До самой Леспези, в течение получаса, он расписывал, не умолкая, заслуги этих славных крестьян, которые не поддались волне ярости и насилий, захлестнувшей весь край, не утратили душевной твердости и сохранили порядок. Главный прокурор Греческу, основываясь на своем обширном опыте в уголовных делах, заметил, что было бы целесообразно немедленно провести во всех усмиренных селах ускоренное следствие, выявить главных зачинщиков и арестовать их, чтобы вернее предотвратить новую вспышку беспорядков.
— Конечно, с процедурной точки зрения вы вполне правы! — согласился префект. — Но, сударь мой, мы должны учитывать и политический фактор. Беспорядки слишком распространились, и люди предельно возбуждены. Наша первая цель — умиротворение возбужденных умов. Крестьяне должны успокоиться, не опасаясь репрессий, которые только сильнее озлобили бы их, а это еще больше осложнило бы положение. Виновные, несомненно, будут примерно наказаны, но лишь после того, как мы добьемся повсеместной разрядки. Затем уж настанет очередь правосудия, которое беспощадно покарает виновных, дабы избежать в будущем повторения подобного рода общественных бедствий.
На околице Леспези майор Тэнэсеску отрапортовал, кипя от возмущения:
— Господин префект, тут разбойничье гнездо! Здесь были совершены убийства!.. Мы должны…
— Спокойнее, спокойнее, господин майор! — испуганно воскликнул Балоляну. — Наша миссия и так слишком болезненна, и потому мы обязаны сохранять хладнокровие.

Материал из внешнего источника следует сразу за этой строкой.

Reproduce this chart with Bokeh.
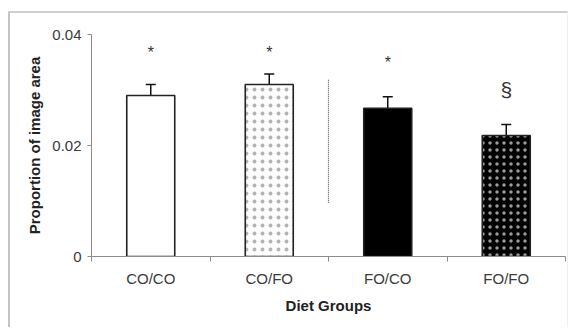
from bokeh.plotting import figure
from bokeh.models import (ColumnDataSource, Whisker, TeeHead, FixedTicker,
                          CustomJSTickFormatter, NumeralTickFormatter, Range1d)
from bokeh.core.properties import value
from bokeh.embed import file_html
from bokeh.resources import INLINE

# ---- data ----
groups = ["CO/CO", "CO/FO", "FO/CO", "FO/FO"]
means = [0.0290, 0.0310, 0.0267, 0.0218]
errors = [0.0020, 0.0019, 0.0021, 0.0020]
marks = ["*", "*", "*", "§"]
mark_y = [0.0367, 0.0367, 0.0349, 0.0301]
y_ticks = [0, 0.02, 0.04]
divider_x = 2
divider_y = [0.0097, 0.0319]

FONT = "Liberation Sans"

xs = [i + 0.5 for i in range(len(groups))]
fills = ["white", "white", "black", "black"]
hatches = [" ", "dot", " ", "dot"]
hatch_cols = ["#ffffff", "#b4b4b4", "#000000", "#9c9c9c"]
hatch_scales = [7, 8, 7, 7]
hatch_weights = [1, 0.7, 1, 1.0]
mark_sizes = ["16px", "16px", "16px", "21px"]

src = ColumnDataSource(dict(
    x=xs, top=means, fill=fills, hatch=hatches, hcol=hatch_cols, hs=hatch_scales,
    hw=hatch_weights,
    upper=[m + e for m, e in zip(means, errors)],
    lower=[m - e for m, e in zip(means, errors)],
))
msrc = ColumnDataSource(dict(x=xs, y=mark_y, text=marks, size=mark_sizes))

p = figure(width=560, height=316, output_backend="svg", toolbar_location=None,
           x_range=Range1d(0, 4), y_range=Range1d(0, 0.04),
           min_border_left=81, min_border_right=5, min_border_top=21,
           min_border_bottom=73)
p.margin = (11, 0, 0, 8)
p.styles = {"border-top": "2px solid #cfcfcf", "border-left": "2px solid #c4c4c4",
            "border-right": "1px solid #f0f0f0"}
p.outline_line_color = None
p.grid.visible = False
p.background_fill_color = "white"
p.border_fill_color = "white"

p.vbar(x="x", top="top", width=0.405, source=src, fill_color="fill",
       line_color="#222222", line_width=1.6, hatch_pattern="hatch",
       hatch_color="hcol", hatch_scale="hs", hatch_weight="hw")

w = Whisker(base="x", upper="upper", lower="lower", source=src,
            line_color="#111111", line_width=1.5,
            upper_head=TeeHead(size=10, line_color="#111111", line_width=1.5),
            lower_head=TeeHead(size=10, line_color="#111111", line_width=1.5))
p.add_layout(w)

p.text(x="x", y="y", text="text", source=msrc, text_align="center",
       text_baseline="middle", text_font=value(FONT), text_font_size="size",
       text_color="#333333")

p.line(x=[divider_x, divider_x], y=divider_y, line_color="#555555",
       line_width=1.2, line_dash="1 1")

# axes
xa = p.xaxis[0]
xa.ticker = FixedTicker(ticks=xs, minor_ticks=list(range(len(groups) + 1)))
xa.formatter = CustomJSTickFormatter(args=dict(labels=groups),
                                     code="return labels[index];")
xa.major_tick_out = 0
xa.major_tick_in = 0
xa.minor_tick_out = 5
xa.minor_tick_in = 0
xa.axis_label = "Diet Groups"

ya = p.yaxis[0]
ya.ticker = FixedTicker(ticks=y_ticks, minor_ticks=[])
ya.formatter = NumeralTickFormatter(format="0.[00]")
ya.major_tick_out = 4
ya.major_tick_in = 0
ya.axis_label = "Proportion of image area"

for ax in (xa, ya):
    ax.axis_line_color = "#8c8c8c"
    ax.major_tick_line_color = "#8c8c8c"
    ax.minor_tick_line_color = "#8c8c8c"
    ax.major_label_text_font = FONT
    ax.major_label_text_font_size = "15px"
    ax.major_label_text_color = "#3a3a3a"
    ax.axis_label_text_font = FONT
    ax.axis_label_text_font_size = "15px"
    ax.axis_label_text_font_style = "bold"
    ax.axis_label_text_color = "#222222"

xa.major_label_standoff = 8
xa.axis_label_standoff = 7
ya.major_label_standoff = 6
ya.axis_label_standoff = 6

open("out.html", "w").write(file_html(p, INLINE))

Ворча и ругаясь сквозь стиснутые зубы, майор провел Балоляну прямо в церковь. Молоденький безбородый священник в полном облачении поджидал их у дверей с подобострастным и смертельно напуганным лицом, так как чуть раньше майор Тэнэсеску грубо обругал его и пригрозил расстрелять.
— Господин префект, мы были совершенно беспомощны и не смогли помешать… — смиренно пробормотал священник, низко кланяясь.
— Пропусти, разбойник, — прошипел майор, отталкивая его локтем от двери.
Рядом с алтарем, на импровизированном катафалке, лежало тело Надины, прикрытое саваном. Майор приподнял уголок савана, открыв посиневшее, сморщившееся лицо. Балоляну отвел взгляд и, заикаясь, пролепетал:
— Ох, звери… звери!.. Несчастная женщина!
Он поспешно вышел из церкви. Ему казалось, что резкий удушающий запах, застрявший в ноздрях, вывернет наизнанку желудок. Он несколько раз глубоко вдохнул свежий воздух, невнятно бормоча какие-то негодующие слова, и тут заметил молодого священника, оцепеневшего у входа в церковь.